Let the record show that "RAM^3" wrote back
on
Fri, 17 Jun 2005 20:29:00 -0500 in rec.crafts.metalworking :
"pyotr filipivich" wrote in message
. ..

If so, is the amount of heat transferred sufficient to cause first,
second or third degree burns?


A couple of tidbits of information:

1. "First Degree" = Reddening of the outer layer of the skin [Epidermis] ~
Sunburn, Scalding
2. "Second Degree" = Blistering of the outer layer of the skin ~ Severe
Sunburn, Severe Scalding
3. "Third Degree" = Charring of the outer layer of the skin ~ Backing up
to
an operating Cutting Torch's flame


I have heard of a slightly different scale of this, which had more to
do with the damage inflicted. First degree burns don't destroy the skin,
second degree destroy the skin, but not the underlying tissue, third
degree
burns destroy the underlying tissue.

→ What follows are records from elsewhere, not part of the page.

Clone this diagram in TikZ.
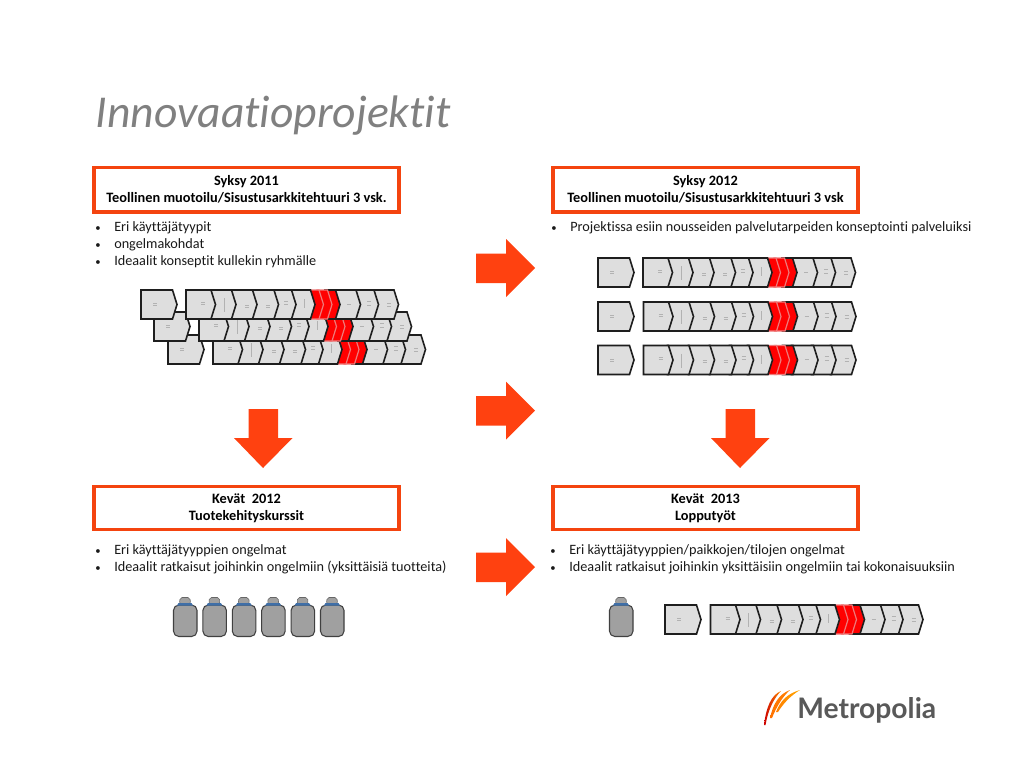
\documentclass[tikz,border=0pt]{standalone}
\usepackage{fontspec}
\setmainfont[RawFeature={-liga;-clig;-dlig}]{Carlito}
\newfontfamily\logofont{Lato}
\definecolor{hot}{HTML}{FF4110}
\definecolor{framered}{HTML}{F4440F}
\definecolor{chevfill}{HTML}{DEDEDE}
\definecolor{chevline}{HTML}{1E1E1E}
\definecolor{bottlegrey}{HTML}{A0A0A0}
\definecolor{bottleblue}{HTML}{3F6FA8}
\definecolor{titlegrey}{HTML}{808080}
\tikzset{
  x=0.75pt,y=-0.75pt,
  framebox/.style={draw=framered,line width=2.7pt,fill=white,minimum width=229pt,inner sep=0pt,anchor=north west,align=center,font=\fontsize{10.75}{12.6}\selectfont\bfseries},
  bodyline/.style={anchor=base west,inner sep=0pt,font=\fontsize{10.68}{12}\selectfont,text=black!90},
  chevshape/.style={draw=chevline,fill=chevfill,line width=1.2pt,line join=miter},
  redshape/.style={draw=chevline,fill=red,line width=1.2pt},
  pinkshape/.style={draw=red!45!chevfill,fill=red,line width=0.9pt},
  tickmark/.style={draw=black!30,line width=0.3pt},
  bigarrow/.style={fill=hot,draw=none},
}
% pentagon: style, left edge, tip
\newcommand{\Pent}[3]{\path[#1] (#2,0) -- (#3-4.5,0) -- (#3,14.5) -- (#3-4.5,29) -- (#2,29) -- cycle;}
\newcommand{\Tick}[2]{\path[tickmark] (#1-2,#2) -- (#1+2,#2);}
% row: first box x, chain start x, top y
\newcommand{\ChevRow}[3]{%
  \begin{scope}[shift={(#1,#3)}]
    \Pent{chevshape}{0}{36}
    \Tick{14}{13.5}\Tick{14}{15.5}
  \end{scope}
  \begin{scope}[shift={(#2,#3)}]
    \Pent{chevshape}{187}{212.5}
    \Pent{chevshape}{168}{192.5}
    \Pent{chevshape}{148}{174.5}
    \Pent{redshape}{139}{154}
    \Pent{pinkshape}{131}{146}
    \Pent{pinkshape}{122}{137.5}
    \Pent{chevshape}{104}{129}
    \Pent{chevshape}{86}{110}
    \Pent{chevshape}{66}{92.5}
    \Pent{chevshape}{45}{71}
    \Pent{chevshape}{24}{50}
    \Pent{chevshape}{0}{29.5}
    \Tick{17}{12}\Tick{17}{14}
    \path[tickmark] (38,8) -- (38,22);
    \Tick{61}{15}\Tick{61}{17}
    \Tick{82}{15}\Tick{82}{17}
    \Tick{100}{11}\Tick{100}{14}
    \path[tickmark] (118,9) -- (118,18);
    \Tick{163}{14}
    \Tick{183}{11}\Tick{183}{15}
    \Tick{203}{13}\Tick{203}{16}
  \end{scope}}
\newcommand{\Bottle}[2]{%
  \begin{scope}[shift={(#1,#2)}]
    \path[fill=bottlegrey,draw=black!75,line width=0.8pt,rounded corners=4pt] (0.5,8) rectangle (24,39.5);
    \path[fill=bottlegrey,draw=black!60,line width=0.4pt,rounded corners=1.5pt] (6.5,7) -- (7,0.5) -- (17,0.5) -- (17.5,7) -- cycle;
    \path[fill=bottleblue] (5.5,6) -- (18.5,6) -- (20,8.5) -- (4,8.5) -- cycle;
  \end{scope}}
\newcommand{\ArrowRight}[2]{\path[bigarrow] (#1,#2+14.5) -- (#1+30,#2+14.5) -- (#1+30,#2) -- (#1+59,#2+29) -- (#1+30,#2+58) -- (#1+30,#2+44) -- (#1,#2+44) -- cycle;}
\newcommand{\ArrowDown}[2]{\path[bigarrow] (#1+14.5,#2) -- (#1+44,#2) -- (#1+44,#2+29) -- (#1+58.5,#2+29) -- (#1+29,#2+59) -- (#1,#2+29) -- (#1+14.5,#2+29) -- cycle;}
\newcommand{\Bul}{\scalebox{0.75}{•}}
\begin{document}
\begin{tikzpicture}
\path[fill=white] (0,0) rectangle (1024,768);
\useasboundingbox (0,0) rectangle (1024,768);

\node[anchor=base west,inner sep=0pt,text=titlegrey,font=\fontsize{34.2}{38}\selectfont\itshape] (title) at (95.5,127) {Innovaatioprojektit};

\node[framebox,minimum height=33.5pt] (b1) at (92,165.5) {Syksy 2011\\Teollinen muotoilu/Sisustusarkkitehtuuri 3 vsk.};
\node[framebox,minimum height=33.5pt] (b2) at (551,165.5) {Syksy 2012\\Teollinen muotoilu/Sisustusarkkitehtuuri 3 vsk};
\node[framebox,minimum height=32.5pt] (b3) at (92,484.5) {Kevät\ \ 2012\\Tuotekehityskurssit};
\node[framebox,minimum height=32.5pt] (b4) at (551,484.5) {Kevät\ \ 2013\\Lopputyöt};

% bullets
\node[bodyline] (l1a) at (95,231) {\Bul}; \node[bodyline] (t1a) at (114,231) {Eri käyttäjätyypit};
\node[bodyline] (l1b) at (95,248) {\Bul}; \node[bodyline] (t1b) at (114,248) {ongelmakohdat};
\node[bodyline] (l1c) at (95,265.5) {\Bul}; \node[bodyline] (t1c) at (114,265.5) {Ideaalit konseptit kullekin ryhmälle};
\node[bodyline] (l2a) at (551,231) {\Bul}; \node[bodyline] (t2a) at (570,231) {Projektissa esiin nousseiden palvelutarpeiden konseptointi palveluiksi};
\node[bodyline] (l3a) at (95,554) {\Bul}; \node[bodyline] (t3a) at (114,554) {Eri käyttäjätyyppien ongelmat};
\node[bodyline] (l3b) at (95,571.5) {\Bul}; \node[bodyline] (t3b) at (114,571.5) {Ideaalit ratkaisut joihinkin ongelmiin (yksittäisiä tuotteita)};
\node[bodyline] (l4a) at (550,554) {\Bul}; \node[bodyline] (t4a) at (569,554) {Eri käyttäjätyyppien/paikkojen/tilojen ongelmat};
\node[bodyline] (l4b) at (550,571.5) {\Bul}; \node[bodyline] (t4b) at (569,571.5) {Ideaalit ratkaisut joihinkin yksittäisiin ongelmiin tai kokonaisuuksiin};

% chevron rows
\ChevRow{168}{213}{335}
\ChevRow{154}{199}{312}
\ChevRow{141}{186}{290}
\ChevRow{598}{643}{258}
\ChevRow{598}{643.5}{302}
\ChevRow{598}{643.5}{345.5}
\ChevRow{665}{710.5}{605}

% bottles
\Bottle{173}{597}\Bottle{202.4}{597}\Bottle{231.8}{597}\Bottle{261.2}{597}\Bottle{290.6}{597}\Bottle{320}{597}
\Bottle{609}{597}

% arrows
\ArrowRight{476}{239}
\ArrowRight{476}{381.5}
\ArrowRight{476}{538}
\ArrowDown{234}{409}
\ArrowDown{711}{409}

% logo
\shade[left color=red!80!black,right color=orange!90!yellow] (764,725) .. controls (766,708) and (771,695) .. (781,691) .. controls (774,698) and (768,710) .. (765.5,725) -- cycle;
\shade[left color=orange!90!red,right color=orange] (770,718) .. controls (773,704) and (779,694) .. (790,690) .. controls (782,697) and (776,708) .. (772,718) -- cycle;
\shade[left color=orange,right color=orange!70!yellow] (776,712) .. controls (780,702) and (786,694) .. (800,690) .. controls (790,696) and (783,704) .. (778,712) -- cycle;
\node[anchor=base west,inner sep=0pt,text=black!65,font=\logofont\fontsize{21.2}{24}\selectfont\bfseries] (logo) at (797,718) {Metropolia};
\end{tikzpicture}
\end{document}
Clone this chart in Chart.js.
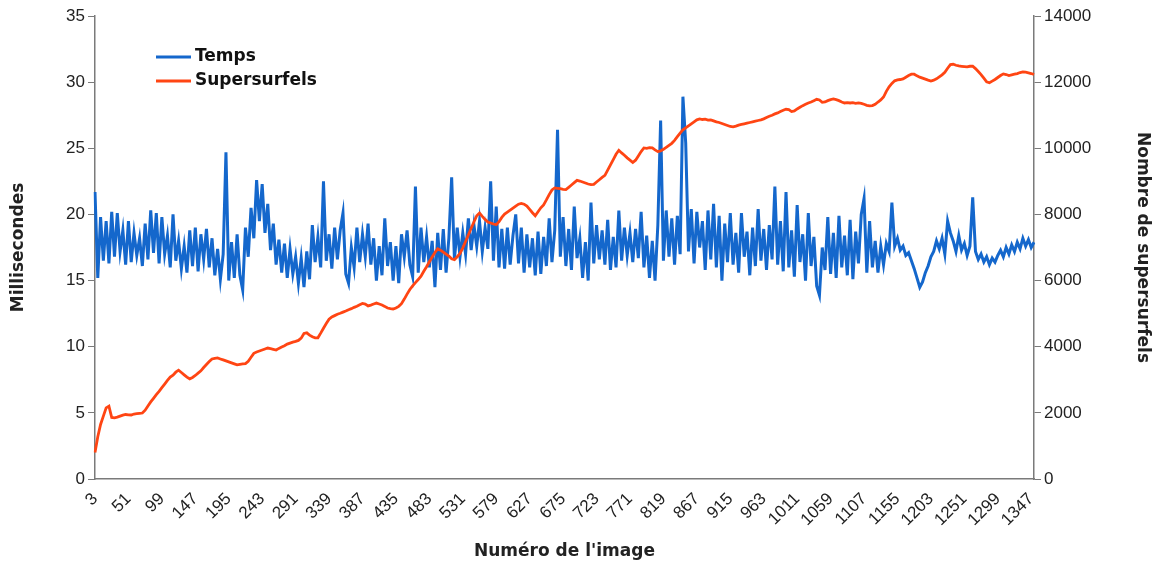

This could cause a "3rd degree" burn
from boiling water (or sugar solutions such as syrup or honey, which can
get much hotter than water).

It isn't so much the temperature, as it is the heat transferred.
Anyone who has passed their hand through a cutting torches flame or held a
hand over a small match, can tell you the difference. (I recall watching
the guy stick his hand into a pot of molten lead. Okay, he didn't keep it
in long, but he did "stick his hand in molten lead", and just as fast
jerked it out.)

I was "intrigued" to learn there is a new classification of "4th
degree" which is when the tissue and/or bone burn. Ouch.


That "Fourth Degree" is actually "Third" according to my old texts.

Someone seems to be trying to reclassify burns so as to let some slimeball
lawyer claim "Third Degree" for what is, at best, "Second".

Underlying tissue damage without charring would be Second.

Personally, I hope to never have to treat _another_ Third Degree burn: while
it's been several decades since my days as a fireman/EMT, it hasn't been
long enough for me to forget the smell of burned human tissue or the scream
of the patient when the wound is debrided.